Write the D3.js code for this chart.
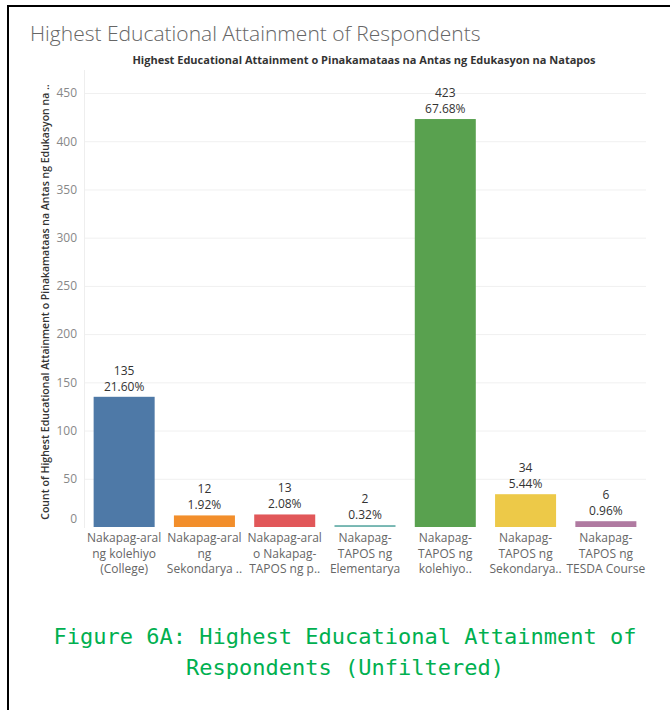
<!DOCTYPE html>
<meta charset="utf-8">
<style>
body { margin: 0; background: #fff; }
svg text { font-family: "Open Sans", "Noto Sans", sans-serif; }
</style>
<body>
<div id="chart"></div>
<script src="https://cdn.jsdelivr.net/npm/d3@7/dist/d3.min.js"></script>
<script>
// categories (x labels, split into display lines)
var categories = [
  "Nakapag-aral ng kolehiyo (College)",
  "Nakapag-aral ng Sekondarya",
  "Nakapag-aral o Nakapag-TAPOS ng p",
  "Nakapag-TAPOS ng Elementarya",
  "Nakapag-TAPOS ng kolehiyo",
  "Nakapag-TAPOS ng Sekondarya",
  "Nakapag-TAPOS ng TESDA Course"
];
var labelLines = [
  ["Nakapag-aral", "ng kolehiyo", "(College)"],
  ["Nakapag-aral", "ng", "Sekondarya .."],
  ["Nakapag-aral", "o Nakapag-", "TAPOS ng p.."],
  ["Nakapag-", "TAPOS ng", "Elementarya"],
  ["Nakapag-", "TAPOS ng", "kolehiyo.."],
  ["Nakapag-", "TAPOS ng", "Sekondarya.."],
  ["Nakapag-", "TAPOS ng", "TESDA Course"]
];
var counts = [135, 12, 13, 2, 423, 34, 6];
var percents = ["21.60%", "1.92%", "2.08%", "0.32%", "67.68%", "5.44%", "0.96%"];
var colors = ["#4e79a7", "#f28e2b", "#e15759", "#76b7b2", "#59a14f", "#edc948", "#b07aa1"];
var yTicks = [0, 50, 100, 150, 200, 250, 300, 350, 400, 450];

var W = 670, H = 710;
var svg = d3.select("#chart").append("svg")
    .attr("width", W)
    .attr("height", H);

// page border (top and left only)
svg.append("line").attr("x1", 7).attr("x2", W).attr("y1", 6).attr("y2", 6)
    .attr("stroke", "#000").attr("stroke-width", 2);
svg.append("line").attr("x1", 8).attr("x2", 8).attr("y1", 5).attr("y2", H)
    .attr("stroke", "#000").attr("stroke-width", 2);

svg.append("text")
    .attr("x", 30).attr("y", 41)
    .style("font-size", "21px")
    .style("font-weight", 300)
    .style("fill", "#666")
    .text("Highest Educational Attainment of Respondents");

svg.append("text")
    .attr("x", 364).attr("y", 64)
    .attr("text-anchor", "middle")
    .style("font-size", "11px")
    .style("font-weight", "bold")
    .style("fill", "#333")
    .text("Highest Educational Attainment o Pinakamataas na Antas ng Edukasyon na Natapos");

var x = d3.scaleBand().domain(categories).range([84, 646]).paddingInner(0.24).paddingOuter(0.12);
var y = d3.scaleLinear().domain([0, 450]).range([527, 93]);

// gridlines
svg.append("g").selectAll("line")
    .data(yTicks.slice(1))
    .join("line")
    .attr("x1", 84).attr("x2", 646)
    .attr("y1", function(d) { return y(d) + 0.5; })
    .attr("y2", function(d) { return y(d) + 0.5; })
    .attr("stroke", "#f0f0f0");

svg.append("line")
    .attr("x1", 84.5).attr("x2", 84.5).attr("y1", 70).attr("y2", 528)
    .attr("stroke", "#eee");

// y axis
var yaxis = svg.append("g")
    .attr("transform", "translate(84,0)")
    .call(d3.axisLeft(y).tickValues(yTicks).tickSize(0).tickPadding(7));
yaxis.select(".domain").remove();
yaxis.selectAll("text")
    .style("font-size", "12px")
    .style("fill", "#888")
    .style("font-family", "'Open Sans', sans-serif")
    .attr("dy", function(d) { return d === 0 ? "-0.35em" : "0.32em"; });

svg.append("text")
    .attr("transform", "translate(49,302) rotate(-90)")
    .attr("text-anchor", "middle")
    .style("font-size", "10.5px")
    .style("font-weight", 600)
    .style("fill", "#333")
    .text("Count of Highest Educational Attainment o Pinakamataas na Antas ng Edukasyon na ..");

// bars
svg.append("g").selectAll("rect")
    .data(categories)
    .join("rect")
    .attr("x", function(d) { return x(d); })
    .attr("width", x.bandwidth())
    .attr("y", function(d, i) { return y(counts[i]); })
    .attr("height", function(d, i) { return y(0) - y(counts[i]); })
    .attr("fill", function(d, i) { return colors[i]; });

// value labels: count line and percent line
var lx = function(d) { return x(d) + x.bandwidth() / 2; };
svg.append("g").selectAll("text")
    .data(categories)
    .join("text")
    .attr("text-anchor", "middle")
    .attr("x", lx)
    .attr("y", function(d, i) { return y(counts[i]) - 22; })
    .style("font-size", "12px")
    .style("fill", "#333")
    .text(function(d, i) { return counts[i]; });
svg.append("g").selectAll("text")
    .data(categories)
    .join("text")
    .attr("text-anchor", "middle")
    .attr("x", lx)
    .attr("y", function(d, i) { return y(counts[i]) - 6; })
    .style("font-size", "12px")
    .style("fill", "#333")
    .text(function(d, i) { return percents[i]; });

// x labels
var xl = svg.append("g").selectAll("text")
    .data(categories)
    .join("text")
    .attr("text-anchor", "middle")
    .style("font-size", "12px")
    .style("fill", "#666");
xl.each(function(d, i) {
    var t = d3.select(this);
    labelLines[i].forEach(function(s, k) {
        t.append("tspan")
            .attr("x", lx(d))
            .attr("y", 542 + k * 15.5)
            .text(s);
    });
});

// caption
var cap = svg.append("text")
    .attr("text-anchor", "middle")
    .style("font-family", "'DejaVu Sans Mono', 'Liberation Mono', monospace")
    .style("font-size", "22px")
    .style("fill", "#00b050");
cap.append("tspan").attr("x", 345).attr("y", 644).text("Figure 6A: Highest Educational Attainment of");
cap.append("tspan").attr("x", 345).attr("y", 675).text("Respondents (Unfiltered)");
</script>
</body>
○ ○ ○
» Task: Reproduce the material in full, word for word, and omit the pictures.

» Solution to this task:
Write the D3.js code for this chart.
<!DOCTYPE html>
<meta charset="utf-8">
<style>
body { margin: 0; background: #fff; }
svg text { font-family: "Open Sans", "Noto Sans", sans-serif; }
</style>
<body>
<div id="chart"></div>
<script src="https://cdn.jsdelivr.net/npm/d3@7/dist/d3.min.js"></script>
<script>
// categories (x labels, split into display lines)
var categories = [
  "Nakapag-aral ng kolehiyo (College)",
  "Nakapag-aral ng Sekondarya",
  "Nakapag-aral o Nakapag-TAPOS ng p",
  "Nakapag-TAPOS ng Elementarya",
  "Nakapag-TAPOS ng kolehiyo",
  "Nakapag-TAPOS ng Sekondarya",
  "Nakapag-TAPOS ng TESDA Course"
];
var labelLines = [
  ["Nakapag-aral", "ng kolehiyo", "(College)"],
  ["Nakapag-aral", "ng", "Sekondarya .."],
  ["Nakapag-aral", "o Nakapag-", "TAPOS ng p.."],
  ["Nakapag-", "TAPOS ng", "Elementarya"],
  ["Nakapag-", "TAPOS ng", "kolehiyo.."],
  ["Nakapag-", "TAPOS ng", "Sekondarya.."],
  ["Nakapag-", "TAPOS ng", "TESDA Course"]
];
var counts = [135, 12, 13, 2, 423, 34, 6];
var percents = ["21.60%", "1.92%", "2.08%", "0.32%", "67.68%", "5.44%", "0.96%"];
var colors = ["#4e79a7", "#f28e2b", "#e15759", "#76b7b2", "#59a14f", "#edc948", "#b07aa1"];
var yTicks = [0, 50, 100, 150, 200, 250, 300, 350, 400, 450];

var W = 670, H = 710;
var svg = d3.select("#chart").append("svg")
    .attr("width", W)
    .attr("height", H);

// page border (top and left only)
svg.append("line").attr("x1", 7).attr("x2", W).attr("y1", 6).attr("y2", 6)
    .attr("stroke", "#000").attr("stroke-width", 2);
svg.append("line").attr("x1", 8).attr("x2", 8).attr("y1", 5).attr("y2", H)
    .attr("stroke", "#000").attr("stroke-width", 2);

svg.append("text")
    .attr("x", 30).attr("y", 41)
    .style("font-size", "21px")
    .style("font-weight", 300)
    .style("fill", "#666")
    .text("Highest Educational Attainment of Respondents");

svg.append("text")
    .attr("x", 364).attr("y", 64)
    .attr("text-anchor", "middle")
    .style("font-size", "11px")
    .style("font-weight", "bold")
    .style("fill", "#333")
    .text("Highest Educational Attainment o Pinakamataas na Antas ng Edukasyon na Natapos");

var x = d3.scaleBand().domain(categories).range([84, 646]).paddingInner(0.24).paddingOuter(0.12);
var y = d3.scaleLinear().domain([0, 450]).range([527, 93]);

// gridlines
svg.append("g").selectAll("line")
    .data(yTicks.slice(1))
    .join("line")
    .attr("x1", 84).attr("x2", 646)
    .attr("y1", function(d) { return y(d) + 0.5; })
    .attr("y2", function(d) { return y(d) + 0.5; })
    .attr("stroke", "#f0f0f0");

svg.append("line")
    .attr("x1", 84.5).attr("x2", 84.5).attr("y1", 70).attr("y2", 528)
    .attr("stroke", "#eee");

// y axis
var yaxis = svg.append("g")
    .attr("transform", "translate(84,0)")
    .call(d3.axisLeft(y).tickValues(yTicks).tickSize(0).tickPadding(7));
yaxis.select(".domain").remove();
yaxis.selectAll("text")
    .style("font-size", "12px")
    .style("fill", "#888")
    .style("font-family", "'Open Sans', sans-serif")
    .attr("dy", function(d) { return d === 0 ? "-0.35em" : "0.32em"; });

svg.append("text")
    .attr("transform", "translate(49,302) rotate(-90)")
    .attr("text-anchor", "middle")
    .style("font-size", "10.5px")
    .style("font-weight", 600)
    .style("fill", "#333")
    .text("Count of Highest Educational Attainment o Pinakamataas na Antas ng Edukasyon na ..");

// bars
svg.append("g").selectAll("rect")
    .data(categories)
    .join("rect")
    .attr("x", function(d) { return x(d); })
    .attr("width", x.bandwidth())
    .attr("y", function(d, i) { return y(counts[i]); })
    .attr("height", function(d, i) { return y(0) - y(counts[i]); })
    .attr("fill", function(d, i) { return colors[i]; });

// value labels: count line and percent line
var lx = function(d) { return x(d) + x.bandwidth() / 2; };
svg.append("g").selectAll("text")
    .data(categories)
    .join("text")
    .attr("text-anchor", "middle")
    .attr("x", lx)
    .attr("y", function(d, i) { return y(counts[i]) - 22; })
    .style("font-size", "12px")
    .style("fill", "#333")
    .text(function(d, i) { return counts[i]; });
svg.append("g").selectAll("text")
    .data(categories)
    .join("text")
    .attr("text-anchor", "middle")
    .attr("x", lx)
    .attr("y", function(d, i) { return y(counts[i]) - 6; })
    .style("font-size", "12px")
    .style("fill", "#333")
    .text(function(d, i) { return percents[i]; });

// x labels
var xl = svg.append("g").selectAll("text")
    .data(categories)
    .join("text")
    .attr("text-anchor", "middle")
    .style("font-size", "12px")
    .style("fill", "#666");
xl.each(function(d, i) {
    var t = d3.select(this);
    labelLines[i].forEach(function(s, k) {
        t.append("tspan")
            .attr("x", lx(d))
            .attr("y", 542 + k * 15.5)
            .text(s);
    });
});

// caption
var cap = svg.append("text")
    .attr("text-anchor", "middle")
    .style("font-family", "'DejaVu Sans Mono', 'Liberation Mono', monospace")
    .style("font-size", "22px")
    .style("fill", "#00b050");
cap.append("tspan").attr("x", 345).attr("y", 644).text("Figure 6A: Highest Educational Attainment of");
cap.append("tspan").attr("x", 345).attr("y", 675).text("Respondents (Unfiltered)");
</script>
</body>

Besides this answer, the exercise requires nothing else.